Ammonite'in 4.5 Milyar Yıllık Yörüngesi

Ammonite ilk olarak 2023 yılında Subaru Teleskobu ile tespit edildi. Ancak kesin tanımlama, 2024 yılında Kanada-Fransa-Hawaii Teleskobu ve arşiv verileriyle yapıldı. Bilgisayar simülasyonlarına göre, Ammonite'in yörüngesi, Güneş Sistemi'nin oluşumundan bu yana, yaklaşık 4.5 milyar yıldır istikrarlı bir şekilde devam ediyor. Bu durum, Ammonite'i adeta bir "fosil dünya" haline getiriyor ve geçmişe dair önemli bilgiler taşıyor. Yörüngesinin bu denli uzun süre değişmemesinin ardındaki mekanizmaları anlamak, Güneş Sistemi'nin dinamiklerini daha iyi kavramamızı sağlayacaktır. Bu keşif, Güneş Sistemi'nin erken dönemlerindeki koşullar hakkında değerli bilgiler sunabilir. Araştırmacılar, bu gibi uzak gök cisimlerinin oluşum süreçlerini daha detaylı inceleyeceklerdir.

"Q-Boşluğu"nda Bir Keşif

Ammonite, şimdiye kadar gözlemlenememiş bir yörünge bölgesinde yer almaktadır. Bu bölge, gökbilimcilerin "q-gap" adını verdiği ve neden boş kaldığı bilinmeyen bir yörünge aralığını temsil ediyordu. Ammonite'in bu boşluğu doldurması, önemli bir eksik halkayı tamamlamış oldu. Bu keşif, Güneş Sistemi'nin dış bölgelerinin yapısı ve dağılımı hakkında yeni sorulara yol açtı. Araştırmacılar, bu boşluğun neden oluştuğunu ve Ammonite'in buraya nasıl geldiğini anlamaya çalışacaklar. Bu çalışma, Güneş Sistemi'nin oluşum modeli üzerine yeni bilgiler katabilir. Ayrıca, diğer benzer cisimlerin keşfi için yeni araştırma alanları ortaya koyuyor.

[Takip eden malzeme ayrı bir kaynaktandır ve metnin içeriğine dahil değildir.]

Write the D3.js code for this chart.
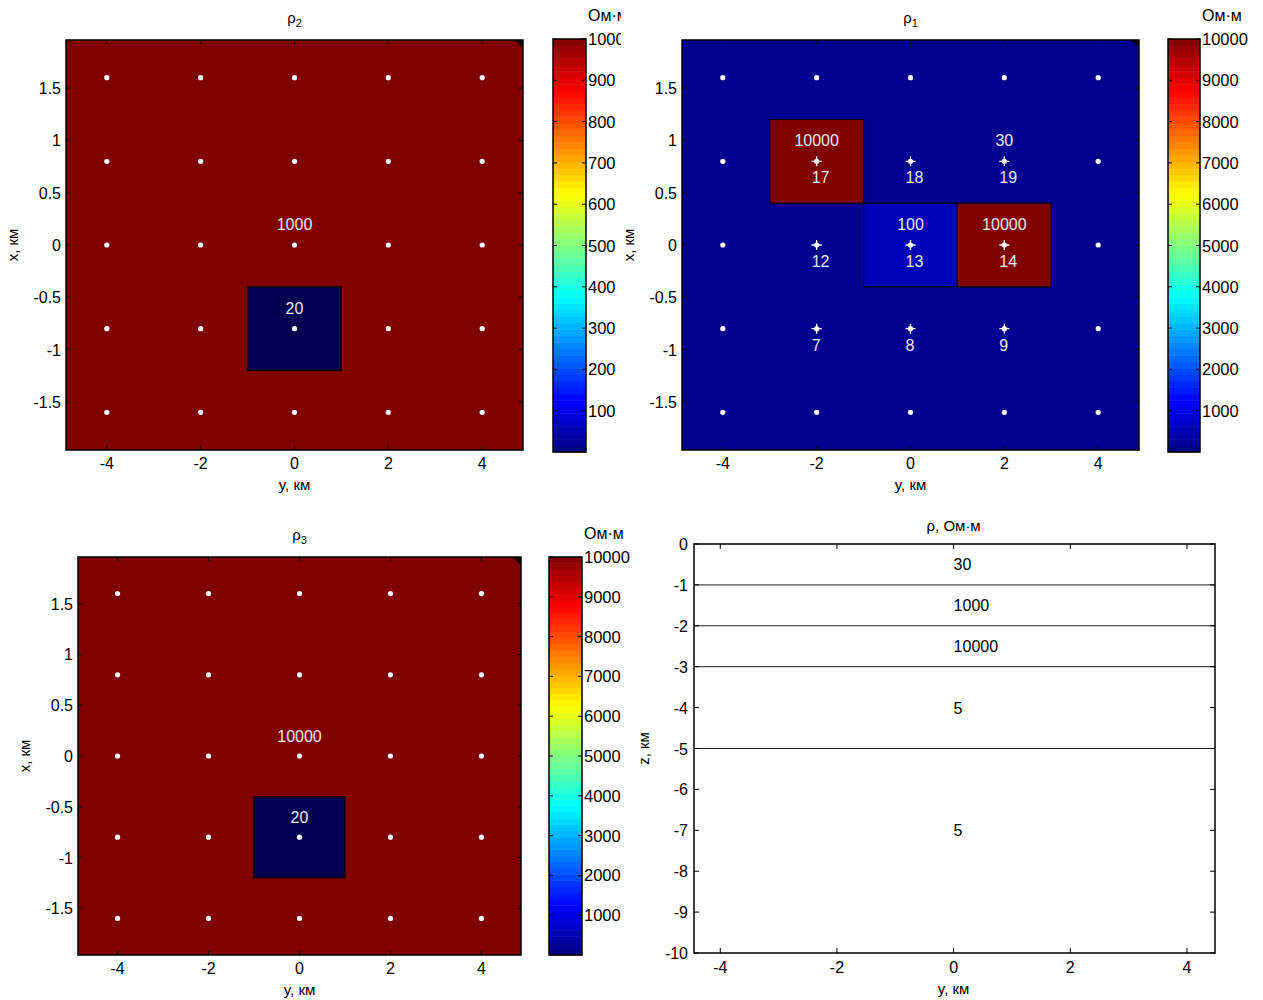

Gezegen Dokuz ve Ammonite'in Gizemi

Ammonite'in yörüngesinin diğer Sednoid'lerle uyuşmaması, Gezegen Dokuz'un varlığını sorgulayan bir durum yaratıyor. Çalışmanın ortak yazarı Dr. Yukun Huang, bu nesnelerin oluşumunda, zamanında Güneş Sistemi'nde bulunan ancak daha sonra dışarı atılan bir gezegenin etkili olabileceğini öne sürdü. Alternatif olarak, bazı teoriler, bu uzak nesnelerin Güneş'in yıldız kümesi içindeki erken döneminde başka yıldızlarla olan etkileşimler veya başka sistemlerden yakalanmış cisimler sonucu oluştuğunu ileri sürüyor. Ammonite'in keşfi, Gezegen Dokuz'un yörüngesini daraltıyor ve muhtemel saklanma alanlarını azaltıyor. Ancak, Gezegen Dokuz'un varlığı veya yokluğu hala tartışma konusu olmaya devam etmektedir. Vera Rubin Gözlemevi gibi yeni nesil teleskoplar, bu gizemi çözmede önemli bir rol oynayacak.